For forward chaining, it seems that any results should generally go
into their own graph so as not to pollute the base data. This graph,
supposing it is small enough, can have different partitioning from
the large base data set. If the data comes from far and wide but
results are local, there is better usage of a RETE like algorithm for
triggering inference when data comes in. RETE will parallelize well
enough, also for clusters,results just have to be broadcast to the
nodes that may have a use for them.
The programming model will typically be using a set of local overlays
on a large shared data set. Queries will most often not be against a
single graph. Strict transactionality will be the exception rather
than the rule. At the database node level, there must be
real transactionality even if the whole system most often did not run with
strict ACID semantics. This is due to ACID requirements of some
internal ops, e.g., some bitmap index operations, log checkpoints, DDL changes, etc.

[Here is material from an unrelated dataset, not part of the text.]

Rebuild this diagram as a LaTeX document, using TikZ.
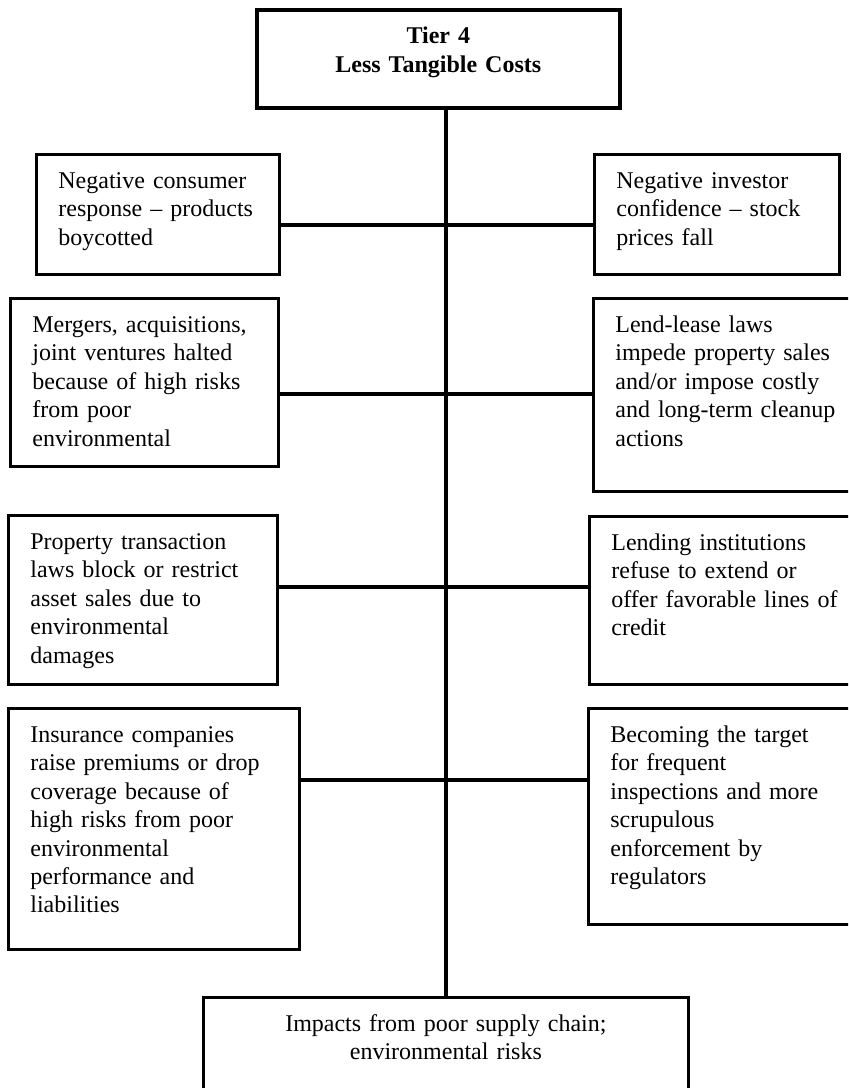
\documentclass[tikz,border=0pt]{standalone}
\usepackage{fontspec}
\setmainfont{Liberation Serif}
\usetikzlibrary{shapes,positioning}

\tikzset{
    cost/.style={draw, line width=1.4pt, anchor=north west, align=left,
        inner xsep=11pt, inner ysep=8pt, text height=9pt,
        font=\fontsize{12}{14.2}\selectfont},
    link/.style={line width=2.4pt}
}

\begin{document}
\begin{tikzpicture}[x=0.5pt, y=-0.5pt]

\useasboundingbox (0,0) rectangle (848,1088);
\clip (0,0) rectangle (848,1088);

% Top block
\node[cost, line width=1.8pt, align=center,
    text width=159.5pt,
    text depth=24pt] (tier) at (255,8) {\textbf{Tier 4}\\ \textbf{Less Tangible Costs}};

% Left column
\node[cost,
    text width=99.5pt,
    text depth=35pt] (cons) at (35,153) {Negative consumer\\ response -- products\\ boycotted};

\node[cost,
    text width=112pt,
    text depth=59pt] (merge) at (9,297) {Mergers, acquisitions,\\ joint ventures halted\\ because of high risks\\ from poor\\ environmental};

\node[cost,
    text width=112.5pt,
    text depth=59.5pt] (trans) at (7,514) {Property transaction\\ laws block or restrict\\ asset sales due to\\ environmental\\ damages};

\node[cost,
    text width=123.5pt,
    text depth=95.5pt] (insur) at (7,707) {Insurance companies\\ raise premiums or drop\\ coverage because of\\ high risks from poor\\ environmental\\ performance and\\ liabilities};

% Right column (cut by the page edge)
\node[cost,
    text width=100.5pt,
    text depth=35pt] (inv) at (593,153) {Negative investor\\ confidence -- stock\\ prices fall};

\node[cost,
    text width=125pt,
    text depth=71.5pt] (lease) at (592,297) {Lend-lease laws\\ impede property sales\\ and/or impose costly\\ and long-term cleanup\\ actions};

\node[cost,
    text width=125pt,
    text depth=59pt] (lend) at (588,515) {Lending institutions\\ refuse to extend or\\ offer favorable lines of\\ credit};

\node[cost,
    text width=125pt,
    text depth=83pt] (target) at (587,707) {Becoming the target\\ for frequent\\ inspections and more\\ scrupulous\\ enforcement by\\ regulators};

% Bottom block
\node[cost, align=center,
    text width=220.5pt,
    text depth=30pt] (impact) at (202,996) {Impacts from poor supply chain;\\ environmental risks};

% Junctions on the spine
\coordinate (j1) at (446,225);
\coordinate (j2) at (446,394);
\coordinate (j3) at (446,587);
\coordinate (j4) at (446,780);

% Lines
\draw[link] (tier.south -| j1) -- (impact.north -| j1);
\draw[link] (j1 -| cons.east) -- (j1 -| inv.west);
\draw[link] (j2 -| merge.east) -- (j2 -| lease.west);
\draw[link] (j3 -| trans.east) -- (j3 -| lend.west);
\draw[link] (j4 -| insur.east) -- (j4 -| target.west);

\end{tikzpicture}
\end{document}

For procedural tasks, map-reduce is OK. We have it even
in our SQL. Map-reduce is not the basis for making a
DBMS but it is a nice feature for some parts of query evaluation and application logic.
We have not talked about linking the data itself, but there is a whole workshop on this next week in Beijing; I will write about it separately.
Let this just serve to state that we are serious about the platform for this, present and future.
Conclusion
The web scale database, the Google with arbitrary joining and
inference, is one generation away, talking of economical
implementation. Today, a price tag of $100K will buy some 50-100
billion triples worth with reasonable query response. Unlimited
budget will take this a bit further, like one order of magnitude. and
then, returns might be decreasing.
Of course, this is worth nothing if the software isn't there.
Virtuoso with its cluster edition will allow one to use unlimited RAM and
processors. The frontier is now at getting just the right parallelism for
each task, including inference ones.